Publish Date: Summer 2015

Two recent studies conducted by OSU graduate students shed new light on farmers’ market ownership and the ways small farms define success.

Recognizing the Strengths and Limitations of Farmers Market Ownership Structure Alternatives
By Snehalatha Gantla, MPP, Oregon State University (advised by Larry Lev)

Farmers markets are widely recognized for their important roles in developing local food systems, supporting small farms, increasing local economic activity, help address issues around food access and security, and providing community building opportunities. Markets typically were organized and operated by farmers themselves; over the last fifteen years, however, other groups have organized and operated most new markets. This study examines how market ownership influences market operations and identifies strengths and weaknesses of different ownership alternatives.

Gantla interviewed the managers of 25 farmers markets in Oregon – vendor-led, community-led, and subentities of other organizations – to learn about general characteristics of the markets, management and decision-making processes, market mission and goals, and resources available to the markets. She used the interviews to analyze how markets with different ownership structures operate differently.

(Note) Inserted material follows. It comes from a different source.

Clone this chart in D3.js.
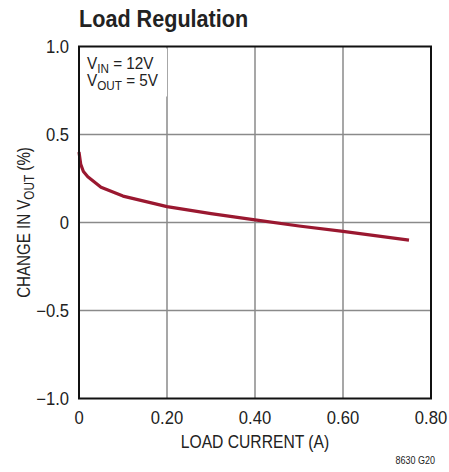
<!DOCTYPE html>
<html>
<head>
<meta charset="utf-8">
<script src="https://cdn.jsdelivr.net/npm/d3@7"></script>
<style>
  body { margin: 0; background: #fff; }
  text { font-family: "Liberation Sans", Arial, sans-serif; fill: #222; }
</style>
</head>
<body>
<div id="chart"></div>
<script>
// load current (A) vs change in Vout (%)
const loadCurrent = [0, 0.004, 0.01, 0.02, 0.05, 0.1, 0.2, 0.3, 0.4, 0.5, 0.6, 0.75];
const changeVout = [0.40, 0.33, 0.29, 0.26, 0.20, 0.15, 0.09, 0.05, 0.015, -0.02, -0.05, -0.10];
const xTicks = [0, 0.2, 0.4, 0.6, 0.8];
const xTickLabels = ["0", "0.20", "0.40", "0.60", "0.80"];
const yTicks = [-1, -0.5, 0, 0.5, 1];
const yTickLabels = ["\u22121.0", "\u22120.5", "0", "0.5", "1.0"];

const width = 449, height = 472;
const margin = { top: 46.5, right: 18, bottom: 73.5, left: 79 };
const boundedWidth = width - margin.left - margin.right;
const boundedHeight = height - margin.top - margin.bottom;

const svg = d3.select("#chart").append("svg")
    .attr("width", width)
    .attr("height", height);

// no narrow font available, so squeeze text horizontally
function narrowText(parent, x, y, sx, rot) {
  return parent.append("text")
    .attr("transform", `translate(${x},${y})` + (rot ? ` rotate(${rot})` : "") + ` scale(${sx},1)`);
}

const bounds = svg.append("g")
    .attr("transform", `translate(${margin.left},${margin.top})`);

const xScale = d3.scaleLinear().domain([0, 0.8]).range([0, boundedWidth]);
const yScale = d3.scaleLinear().domain([-1, 1]).range([boundedHeight, 0]);

// grid
bounds.append("g")
  .selectAll("line")
  .data(xTicks.slice(1, -1))
  .enter().append("line")
    .attr("x1", d => xScale(d)).attr("x2", d => xScale(d))
    .attr("y1", 0).attr("y2", boundedHeight)
    .attr("stroke", "#8a8a8a").attr("stroke-width", 1.5);

bounds.append("g")
  .selectAll("line")
  .data(yTicks.slice(1, -1))
  .enter().append("line")
    .attr("x1", 0).attr("x2", boundedWidth)
    .attr("y1", d => yScale(d)).attr("y2", d => yScale(d))
    .attr("stroke", "#8a8a8a").attr("stroke-width", 1.5);

// condition label box (hides grid behind it)
bounds.append("rect")
  .attr("x", 1.5).attr("y", 2).attr("width", 86.5).attr("height", 48)
  .attr("fill", "#fff");

const t1 = narrowText(bounds, 8, 22, 0.9, 0).attr("font-size", 17);
t1.append("tspan").text("V");
t1.append("tspan").attr("font-size", 13).attr("dy", 4).text("IN");
t1.append("tspan").attr("dy", -4).text(" = 12V");
const t2 = narrowText(bounds, 8, 39.5, 0.9, 0).attr("font-size", 17);
t2.append("tspan").text("V");
t2.append("tspan").attr("font-size", 13).attr("dy", 4).text("OUT");
t2.append("tspan").attr("dy", -4).text(" = 5V");

// curve
const line = d3.line()
  .x((d, i) => xScale(loadCurrent[i]))
  .y(d => yScale(d));

bounds.append("path")
  .datum(changeVout)
  .attr("d", line)
  .attr("fill", "none")
  .attr("stroke", "#9a1830")
  .attr("stroke-width", 3.2)
  .attr("stroke-linejoin", "round");

// frame
bounds.append("rect")
  .attr("x", 0).attr("y", 0)
  .attr("width", boundedWidth).attr("height", boundedHeight)
  .attr("fill", "none").attr("stroke", "#111").attr("stroke-width", 2);

// tick labels
xTicks.forEach((d, i) => {
  narrowText(bounds, xScale(d), boundedHeight + 25, 0.95, 0)
    .attr("text-anchor", "middle")
    .attr("font-size", 17.5)
    .text(xTickLabels[i]);
});

yTicks.forEach((d, i) => {
  narrowText(bounds, -10, yScale(d) + 6.5, 0.95, 0)
    .attr("text-anchor", "end")
    .attr("font-size", 17.5)
    .text(yTickLabels[i]);
});

// axis titles
narrowText(svg, margin.left + boundedWidth / 2, 447.5, 0.87, 0)
  .attr("text-anchor", "middle")
  .attr("font-size", 18)
  .text("LOAD CURRENT (A)");

const yl = narrowText(svg, 29.5, margin.top + boundedHeight / 2, 0.84, -90)
  .attr("text-anchor", "middle")
  .attr("font-size", 18);
yl.append("tspan").text("CHANGE IN V");
yl.append("tspan").attr("font-size", 14).attr("dy", 4).text("OUT");
yl.append("tspan").attr("dy", -4).text(" (%)");

narrowText(svg, margin.left, 27, 0.9, 0)
  .attr("font-size", 24)
  .attr("font-weight", "bold")
  .text("Load Regulation");

narrowText(svg, 435, 464, 0.9, 0)
  .attr("text-anchor", "end")
  .attr("font-size", 10)
  .text("8630 G20");
</script>
</body>
</html>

Gantla found that markets are becoming more diverse in the interests they serve and the roles they play in communities. New markets are more frequently developing as community-led and subentity structures, rather than vendor led. Other findings include:

• Vendor-led markets highlight the critical importance of local agriculture to all markets regardless of ownership structure.

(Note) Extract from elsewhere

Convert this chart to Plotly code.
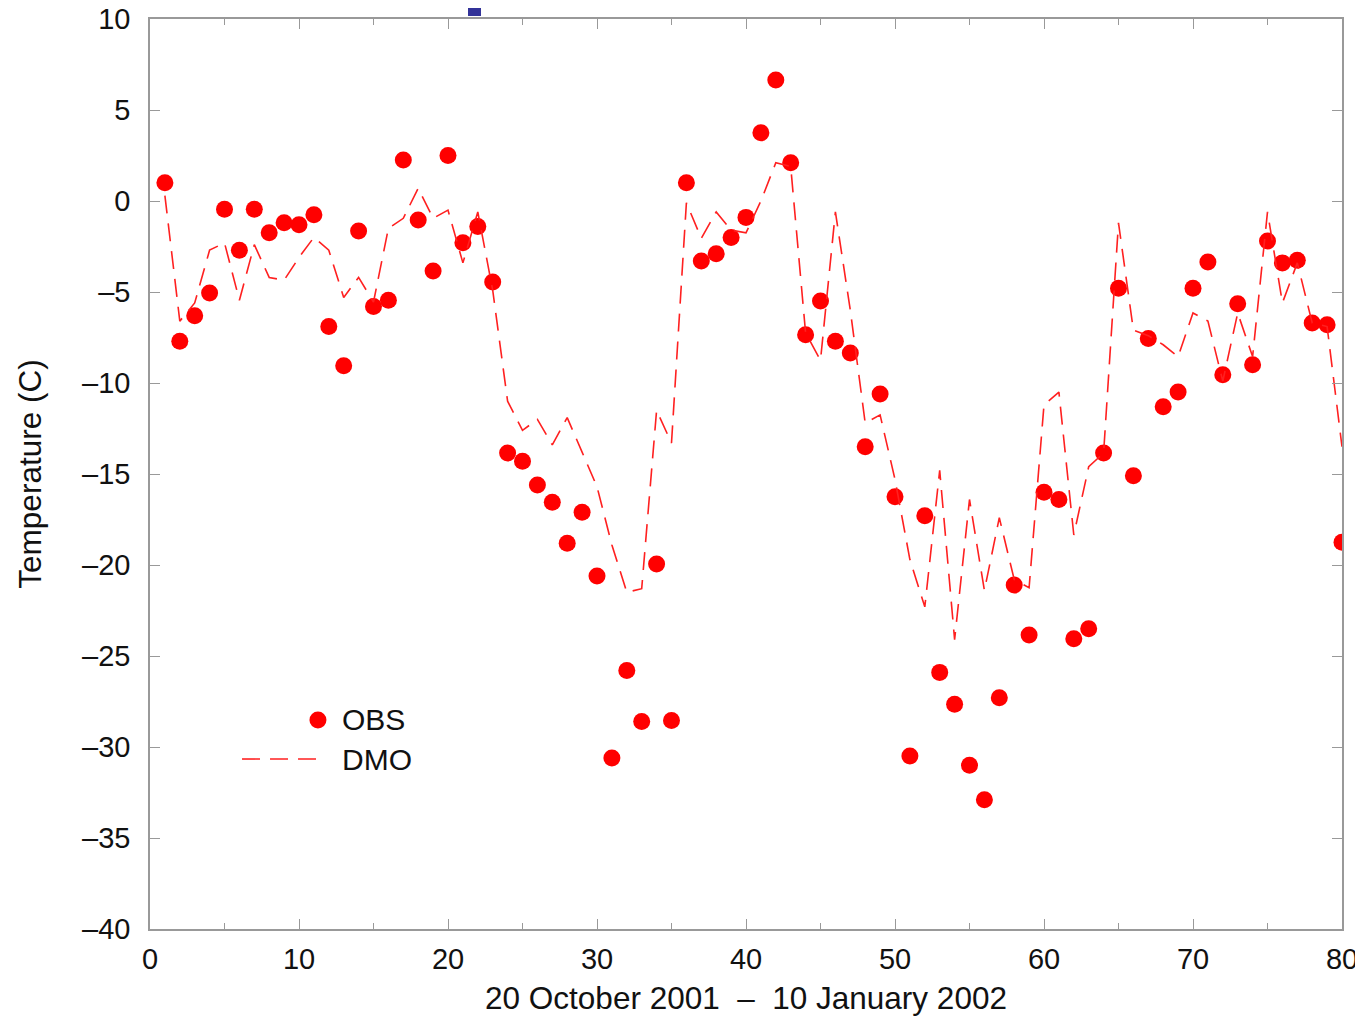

• Managers of vendor-led markets must also take on additional community-oriented functions to build partnerships, access additional resources, and ensure community embeddedness.

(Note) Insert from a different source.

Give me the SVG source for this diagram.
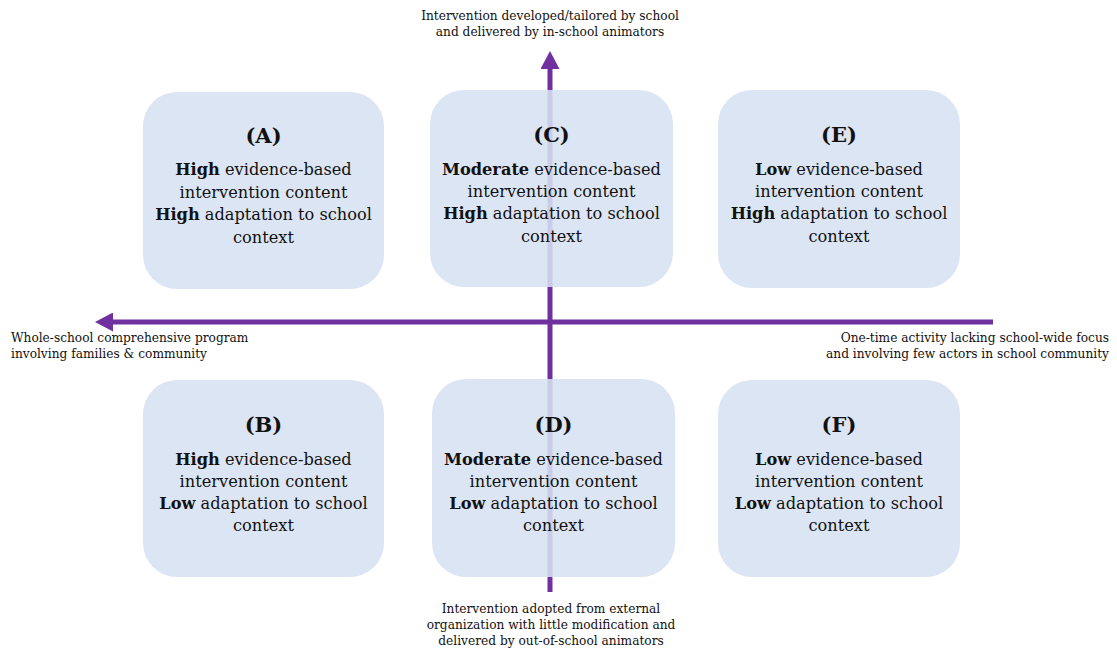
<svg xmlns="http://www.w3.org/2000/svg" width="1117" height="652" viewBox="0 0 1117 652">
<style>
.box{fill:#d7e1f1;fill-opacity:0.88;}
.t{font-family:"DejaVu Serif","Liberation Serif",serif;fill:#111111;text-anchor:middle;}
.ttl{font-size:21px;font-weight:bold;}
.body{font-size:16.2px;}
.b{font-weight:bold;}
.ax{font-family:"DejaVu Serif","Liberation Serif",serif;fill:#111111;font-size:12.2px;}
.axis{stroke:#7030a0;stroke-width:5;fill:none;}
</style>
<defs>
<marker id="ah" markerUnits="userSpaceOnUse" markerWidth="18" markerHeight="19" refX="0" refY="9.5" orient="auto">
<path d="M0,0 L18,9.5 L0,19 z" fill="#7030a0"/>
</marker>
</defs>
<rect width="1117" height="652" fill="#ffffff"/>
<g id="connectors">
<path class="axis" d="M993,322 L113,322" marker-end="url(#ah)"/>
<path class="axis" d="M550,592 L550,69" marker-end="url(#ah)"/>
</g>
<g id="axis-labels">
<text class="ax" text-anchor="middle"><tspan x="550" y="20">Intervention developed/tailored by school</tspan><tspan x="550" y="36">and delivered by in-school animators</tspan></text>
<text class="ax" text-anchor="start"><tspan x="11" y="342">Whole-school comprehensive program</tspan><tspan x="11" y="358">involving families &amp; community</tspan></text>
<text class="ax" text-anchor="end"><tspan x="1109" y="342">One-time activity lacking school-wide focus</tspan><tspan x="1109" y="358">and involving few actors in school community</tspan></text>
<text class="ax" text-anchor="middle"><tspan x="551" y="613">Intervention adopted from external</tspan><tspan x="551" y="629">organization with little modification and</tspan><tspan x="551" y="645">delivered by out-of-school animators</tspan></text>
</g>
<g id="nodeA">
<rect class="box" x="143" y="92" width="241" height="197" rx="34"/>
<text class="t ttl" x="263.5" y="143">(A)</text>
<text class="t body"><tspan x="263.5" y="175"><tspan class="b">High</tspan> evidence-based</tspan><tspan x="263.5" y="198">intervention content</tspan><tspan x="263.5" y="220"><tspan class="b">High</tspan> adaptation to school</tspan><tspan x="263.5" y="243">context</tspan></text>
</g>
<g id="nodeC">
<rect class="box" x="430" y="90" width="243" height="197" rx="34"/>
<text class="t ttl" x="551.5" y="142">(C)</text>
<text class="t body"><tspan x="551.5" y="175"><tspan class="b">Moderate</tspan> evidence-based</tspan><tspan x="551.5" y="197">intervention content</tspan><tspan x="551.5" y="219"><tspan class="b">High</tspan> adaptation to school</tspan><tspan x="551.5" y="242">context</tspan></text>
</g>
<g id="nodeE">
<rect class="box" x="718" y="90" width="242" height="198" rx="34"/>
<text class="t ttl" x="839" y="142">(E)</text>
<text class="t body"><tspan x="839" y="175"><tspan class="b">Low</tspan> evidence-based</tspan><tspan x="839" y="197">intervention content</tspan><tspan x="839" y="219"><tspan class="b">High</tspan> adaptation to school</tspan><tspan x="839" y="242">context</tspan></text>
</g>
<g id="nodeB">
<rect class="box" x="143" y="380" width="241" height="197" rx="34"/>
<text class="t ttl" x="263.5" y="432">(B)</text>
<text class="t body"><tspan x="263.5" y="465"><tspan class="b">High</tspan> evidence-based</tspan><tspan x="263.5" y="487">intervention content</tspan><tspan x="263.5" y="509"><tspan class="b">Low</tspan> adaptation to school</tspan><tspan x="263.5" y="531">context</tspan></text>
</g>
<g id="nodeD">
<rect class="box" x="432" y="379" width="243" height="198" rx="34"/>
<text class="t ttl" x="553.5" y="432">(D)</text>
<text class="t body"><tspan x="553.5" y="465"><tspan class="b">Moderate</tspan> evidence-based</tspan><tspan x="553.5" y="487">intervention content</tspan><tspan x="553.5" y="509"><tspan class="b">Low</tspan> adaptation to school</tspan><tspan x="553.5" y="531">context</tspan></text>
</g>
<g id="nodeF">
<rect class="box" x="718" y="380" width="242" height="197" rx="34"/>
<text class="t ttl" x="839" y="432">(F)</text>
<text class="t body"><tspan x="839" y="465"><tspan class="b">Low</tspan> evidence-based</tspan><tspan x="839" y="487">intervention content</tspan><tspan x="839" y="509"><tspan class="b">Low</tspan> adaptation to school</tspan><tspan x="839" y="531">context</tspan></text>
</g>
</svg>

• Some form of community ownership has become the new standard in order to relieve farmers of this burden. This strengthens the “localness” of markets but sometimes reduces their agricultural links.

• The involvement of diverse community members allows markets to tap additional resources, ensure community buy-in, and increase overall impact.

• New markets require considerable human and financial resources, and starting out as a subentity to a well-established community organization can be very helpful.

The full study is available as a Small Farms Technical

Report (http://smallfarms.oregonstate.edu/sites/default/files/small-farms-tech-r...) and will soon be published in the Journal of Agriculture, Food Systems, and Community Development.

Farmer Perspectives on Success and Challenges: A Study of Small Farms in Oregon’s Willamette Valley
By Kristin Pool, MS, Oregon State University (advised by Garry Stephenson)

How do small farmers define success? Kristin Pool’s qualitative, participatory study investigated success and challenges for small farmers operating direct marketing farm businesses in Oregon’s Willamette Valley. Small farms are important players in local food systems, and ensuring their success is an important part of expanding and sustaining local food systems.

Based on interviews with farmers, Pool developed a framework describing four dimensions of small farm success: social, operational, quality of life, and financial. The farmers she spoke with see financial success as a vital component of overall success, but acknowledge that financial success is not enough if achieved to the exclusion of other dimensions of success.

Pool also developed four models for how small farmers perceive financial success: financial success as the baseline of overall success, equal dimensions of success, interdependent dimensions of success, and financial success as a gauge of overall success. Impeding small farm success are internal and external challenges that small farmers must navigate through the negotiation of the farm system and scale. Beginning and experienced farmers face the same challenges, but beginning farmers report internal challenges, land access, and access to capital at greater rates than experienced farmers. Experienced farmers speak more frequently about policy and regulations, and labor as challenges.

Pool hopes that her study will improve understanding of these innovative businesses, with implications for research, education, and small farm planning—allowing farmers to incorporate past farmers’ perspectives on success and challenges into their future businesses.

The study, just completed as Pool’s master’s thesis, will be published soon as a Small Farms technical report and separate journal article.